Halloween Horror: Buried Alive

Posted in Anabaptism, Anabaptist, Catholic Martyrs, Christian, Christianity, Church, History, Martyr, Martyrs Mirror, Patriarchs, Religion, Roman Martyrs with tags , , , , on October 31, 2010 by fuzzysoul

In honor of Halloween, here’s perhaps the most horrific (and strange) execution I’ve found in the Martyrs Mirror. The victim was a woman named Anneken Skywalker Van Den Hove. She had been in prison for two and a half years after being betrayed “as it was said” by her own pastor. According to the Global Anabaptist Mennonite Encyclopedia Online, Van Den Hove was a 48-year-old unmarried servant to two women who recanted when all three were hauled up by the authorities. GAMEO also states that she was the last Anabaptist martyred in Brussels.

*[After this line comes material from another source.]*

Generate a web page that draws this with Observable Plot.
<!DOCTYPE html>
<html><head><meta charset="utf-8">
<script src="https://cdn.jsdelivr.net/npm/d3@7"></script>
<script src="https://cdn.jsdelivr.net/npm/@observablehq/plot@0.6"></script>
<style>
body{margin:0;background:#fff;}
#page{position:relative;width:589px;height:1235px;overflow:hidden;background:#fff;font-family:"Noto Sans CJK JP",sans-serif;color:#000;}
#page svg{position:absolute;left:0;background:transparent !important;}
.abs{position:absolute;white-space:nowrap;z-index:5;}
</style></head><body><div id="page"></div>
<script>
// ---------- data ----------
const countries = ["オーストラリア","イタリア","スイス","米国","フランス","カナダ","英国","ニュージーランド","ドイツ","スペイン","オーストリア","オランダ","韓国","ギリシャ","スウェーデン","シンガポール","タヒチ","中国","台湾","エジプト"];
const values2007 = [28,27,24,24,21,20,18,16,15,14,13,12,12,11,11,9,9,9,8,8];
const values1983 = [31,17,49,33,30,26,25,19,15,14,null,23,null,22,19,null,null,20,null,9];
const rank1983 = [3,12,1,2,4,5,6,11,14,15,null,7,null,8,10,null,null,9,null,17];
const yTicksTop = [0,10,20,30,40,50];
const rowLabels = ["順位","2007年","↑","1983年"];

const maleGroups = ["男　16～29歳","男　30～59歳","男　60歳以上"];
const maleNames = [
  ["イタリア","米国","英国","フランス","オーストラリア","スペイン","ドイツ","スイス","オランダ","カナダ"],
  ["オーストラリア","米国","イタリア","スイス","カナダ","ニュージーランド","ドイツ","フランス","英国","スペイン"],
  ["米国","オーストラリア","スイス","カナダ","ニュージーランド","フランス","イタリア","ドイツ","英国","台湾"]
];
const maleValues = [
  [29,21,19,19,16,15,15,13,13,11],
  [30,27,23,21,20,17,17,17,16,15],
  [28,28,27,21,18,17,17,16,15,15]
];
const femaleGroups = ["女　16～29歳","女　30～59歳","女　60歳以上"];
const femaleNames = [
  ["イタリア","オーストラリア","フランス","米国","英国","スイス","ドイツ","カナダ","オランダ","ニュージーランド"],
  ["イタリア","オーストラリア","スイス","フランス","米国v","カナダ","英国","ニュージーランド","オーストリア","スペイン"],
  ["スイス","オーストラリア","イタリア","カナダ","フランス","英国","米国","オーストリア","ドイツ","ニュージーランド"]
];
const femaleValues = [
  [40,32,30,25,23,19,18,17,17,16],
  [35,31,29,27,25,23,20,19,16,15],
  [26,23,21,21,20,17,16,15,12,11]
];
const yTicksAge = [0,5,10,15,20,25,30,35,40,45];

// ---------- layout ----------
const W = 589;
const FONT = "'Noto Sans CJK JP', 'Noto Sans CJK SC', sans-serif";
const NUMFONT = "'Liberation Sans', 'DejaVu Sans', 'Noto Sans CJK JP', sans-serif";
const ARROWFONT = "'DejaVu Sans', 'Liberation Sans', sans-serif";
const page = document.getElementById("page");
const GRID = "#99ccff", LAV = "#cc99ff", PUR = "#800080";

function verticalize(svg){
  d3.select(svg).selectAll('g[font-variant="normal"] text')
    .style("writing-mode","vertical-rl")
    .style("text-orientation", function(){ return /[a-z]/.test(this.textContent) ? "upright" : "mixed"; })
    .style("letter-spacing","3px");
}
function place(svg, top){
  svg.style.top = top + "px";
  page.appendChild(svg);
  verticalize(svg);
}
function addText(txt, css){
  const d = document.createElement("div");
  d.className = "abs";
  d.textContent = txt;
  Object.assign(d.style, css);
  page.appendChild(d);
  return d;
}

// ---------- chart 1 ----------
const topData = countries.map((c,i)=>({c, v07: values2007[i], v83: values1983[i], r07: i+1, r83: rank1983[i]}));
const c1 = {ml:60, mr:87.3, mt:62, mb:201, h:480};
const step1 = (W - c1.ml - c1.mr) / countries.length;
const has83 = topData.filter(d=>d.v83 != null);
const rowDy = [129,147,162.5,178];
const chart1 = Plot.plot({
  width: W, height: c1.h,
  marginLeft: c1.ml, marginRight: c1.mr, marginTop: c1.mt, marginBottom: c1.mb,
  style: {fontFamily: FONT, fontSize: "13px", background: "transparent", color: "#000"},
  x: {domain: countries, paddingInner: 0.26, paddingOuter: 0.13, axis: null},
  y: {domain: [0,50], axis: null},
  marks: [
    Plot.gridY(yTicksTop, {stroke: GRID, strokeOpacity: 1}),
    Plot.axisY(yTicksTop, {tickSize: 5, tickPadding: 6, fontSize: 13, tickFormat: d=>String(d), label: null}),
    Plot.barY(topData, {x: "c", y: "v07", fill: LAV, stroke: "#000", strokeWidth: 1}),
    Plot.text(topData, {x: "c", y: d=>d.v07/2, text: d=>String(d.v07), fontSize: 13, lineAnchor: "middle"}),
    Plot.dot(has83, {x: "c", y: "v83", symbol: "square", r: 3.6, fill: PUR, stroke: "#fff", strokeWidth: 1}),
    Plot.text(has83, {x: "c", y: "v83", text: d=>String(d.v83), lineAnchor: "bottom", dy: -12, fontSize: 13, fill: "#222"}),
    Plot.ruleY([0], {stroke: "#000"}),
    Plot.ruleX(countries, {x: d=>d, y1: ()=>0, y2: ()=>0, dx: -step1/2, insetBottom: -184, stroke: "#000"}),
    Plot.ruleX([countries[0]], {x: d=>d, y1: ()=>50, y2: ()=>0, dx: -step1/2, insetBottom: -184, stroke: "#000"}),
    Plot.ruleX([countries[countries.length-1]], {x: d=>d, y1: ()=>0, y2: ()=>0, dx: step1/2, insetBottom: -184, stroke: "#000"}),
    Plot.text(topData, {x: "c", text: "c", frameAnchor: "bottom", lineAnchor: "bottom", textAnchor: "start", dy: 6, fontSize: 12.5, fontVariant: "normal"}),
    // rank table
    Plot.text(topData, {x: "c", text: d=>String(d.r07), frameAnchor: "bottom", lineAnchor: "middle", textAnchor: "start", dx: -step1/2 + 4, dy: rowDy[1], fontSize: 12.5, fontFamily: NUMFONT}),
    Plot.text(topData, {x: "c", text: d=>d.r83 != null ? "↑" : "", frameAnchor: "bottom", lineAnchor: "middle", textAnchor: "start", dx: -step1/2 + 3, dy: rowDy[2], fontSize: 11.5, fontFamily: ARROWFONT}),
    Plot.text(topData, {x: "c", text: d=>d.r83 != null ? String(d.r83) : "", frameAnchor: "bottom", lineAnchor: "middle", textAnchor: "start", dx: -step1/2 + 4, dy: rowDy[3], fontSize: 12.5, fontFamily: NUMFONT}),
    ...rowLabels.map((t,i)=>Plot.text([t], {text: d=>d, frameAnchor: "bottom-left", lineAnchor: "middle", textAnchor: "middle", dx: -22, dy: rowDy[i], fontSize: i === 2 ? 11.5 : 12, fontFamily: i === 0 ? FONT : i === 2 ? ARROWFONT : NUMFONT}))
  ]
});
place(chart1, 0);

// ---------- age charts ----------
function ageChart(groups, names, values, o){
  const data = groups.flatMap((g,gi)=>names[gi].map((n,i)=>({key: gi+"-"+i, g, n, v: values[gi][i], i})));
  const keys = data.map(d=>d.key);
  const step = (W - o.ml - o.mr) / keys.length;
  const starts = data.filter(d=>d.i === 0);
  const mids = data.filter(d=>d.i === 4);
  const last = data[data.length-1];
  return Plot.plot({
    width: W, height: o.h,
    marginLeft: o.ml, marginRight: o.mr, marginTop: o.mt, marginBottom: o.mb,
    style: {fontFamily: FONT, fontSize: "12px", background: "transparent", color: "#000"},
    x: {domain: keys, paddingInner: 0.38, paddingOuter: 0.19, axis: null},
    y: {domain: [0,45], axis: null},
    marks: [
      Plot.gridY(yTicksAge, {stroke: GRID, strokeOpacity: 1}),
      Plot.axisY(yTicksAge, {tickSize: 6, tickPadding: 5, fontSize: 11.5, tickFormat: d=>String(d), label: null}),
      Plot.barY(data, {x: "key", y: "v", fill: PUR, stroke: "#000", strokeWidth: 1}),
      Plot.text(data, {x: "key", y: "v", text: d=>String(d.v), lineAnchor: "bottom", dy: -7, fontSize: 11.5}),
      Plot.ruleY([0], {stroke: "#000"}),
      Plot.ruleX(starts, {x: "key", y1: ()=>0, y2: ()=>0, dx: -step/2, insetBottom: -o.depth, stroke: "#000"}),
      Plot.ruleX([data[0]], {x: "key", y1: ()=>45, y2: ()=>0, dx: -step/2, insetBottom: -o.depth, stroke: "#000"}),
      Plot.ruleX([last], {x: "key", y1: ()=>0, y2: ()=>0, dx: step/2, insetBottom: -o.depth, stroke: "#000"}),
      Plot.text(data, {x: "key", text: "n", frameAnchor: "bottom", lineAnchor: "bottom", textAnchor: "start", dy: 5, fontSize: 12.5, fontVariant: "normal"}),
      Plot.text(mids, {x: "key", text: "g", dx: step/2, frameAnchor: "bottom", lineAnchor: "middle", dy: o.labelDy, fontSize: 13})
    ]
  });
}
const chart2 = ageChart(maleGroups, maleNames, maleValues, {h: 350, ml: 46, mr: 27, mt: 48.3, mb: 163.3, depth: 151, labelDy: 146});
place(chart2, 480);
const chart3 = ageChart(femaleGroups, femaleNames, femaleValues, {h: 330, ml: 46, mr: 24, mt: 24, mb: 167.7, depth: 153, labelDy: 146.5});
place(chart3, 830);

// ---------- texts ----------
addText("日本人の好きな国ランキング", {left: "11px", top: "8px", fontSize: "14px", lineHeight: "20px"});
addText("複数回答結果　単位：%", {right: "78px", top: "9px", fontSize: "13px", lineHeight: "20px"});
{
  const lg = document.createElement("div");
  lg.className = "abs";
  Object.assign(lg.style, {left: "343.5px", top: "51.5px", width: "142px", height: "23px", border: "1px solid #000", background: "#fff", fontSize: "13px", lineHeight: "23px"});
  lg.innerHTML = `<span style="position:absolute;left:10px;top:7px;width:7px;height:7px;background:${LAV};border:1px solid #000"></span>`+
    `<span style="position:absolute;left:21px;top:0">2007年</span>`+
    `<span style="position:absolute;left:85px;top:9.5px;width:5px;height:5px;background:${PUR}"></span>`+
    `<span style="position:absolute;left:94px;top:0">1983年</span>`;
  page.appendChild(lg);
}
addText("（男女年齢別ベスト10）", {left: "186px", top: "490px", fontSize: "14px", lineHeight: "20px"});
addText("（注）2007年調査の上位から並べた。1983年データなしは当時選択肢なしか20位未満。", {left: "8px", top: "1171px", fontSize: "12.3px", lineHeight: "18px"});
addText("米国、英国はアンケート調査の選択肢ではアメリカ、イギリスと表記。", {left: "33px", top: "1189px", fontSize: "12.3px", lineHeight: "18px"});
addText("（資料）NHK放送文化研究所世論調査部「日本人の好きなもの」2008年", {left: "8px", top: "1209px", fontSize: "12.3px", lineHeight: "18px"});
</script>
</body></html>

Anyway, dear Anneken met her fate in 1597:

Hence the justice of the court, and also a few Jesuits, went out with her about eight o’clock, half a mile without the city of Brussels, where a pit or grave was made, while in the meantime she fearlessly undressed herself, and was thus put alive into the pit, and the lower limbs having first been covered with earth, the Jesuits who were present asked her whether she would not yet turn and recant? She said, “No,” but that she was glad that the time of her departure was so near fulfilled. When the Jesuits then laid before her, that she had to expect not only this burying alive of the body into the earth, but also the eternal pain of the fire in her soul, in hell, she answered that she had peace in her conscience, being well assured that she died saved, and had to expect the eternal, imperishable life, full of joy and gladness in heaven, with God and all His saints.

In the meantime they continued to throw earth and (as has been stated to us) thick sods of heath ground upon her body, up to her throat; but notwithstanding all their asking, threatening, or promising to release her and take her out of the pit, if she would recant, it was all in vain, and she would not hearken to it.

Hence they at last threw much additional earth and sods upon her face and whole body, and stamped with their feet upon it, in order that she should die the sooner.

Update: In going back through my notes to find material for posts I had not had time to write before, I found an entry I had noted when I started this project 20 months ago … and then forgot. Apparently, Anneken was not the first person to be buried alive in the Mirror. That honor goes to Vitalus in 99 C.E., who was buried alive in Ravenna, Italy by the same Roman judge he once served. Vitalus’ wife was then beaten to death.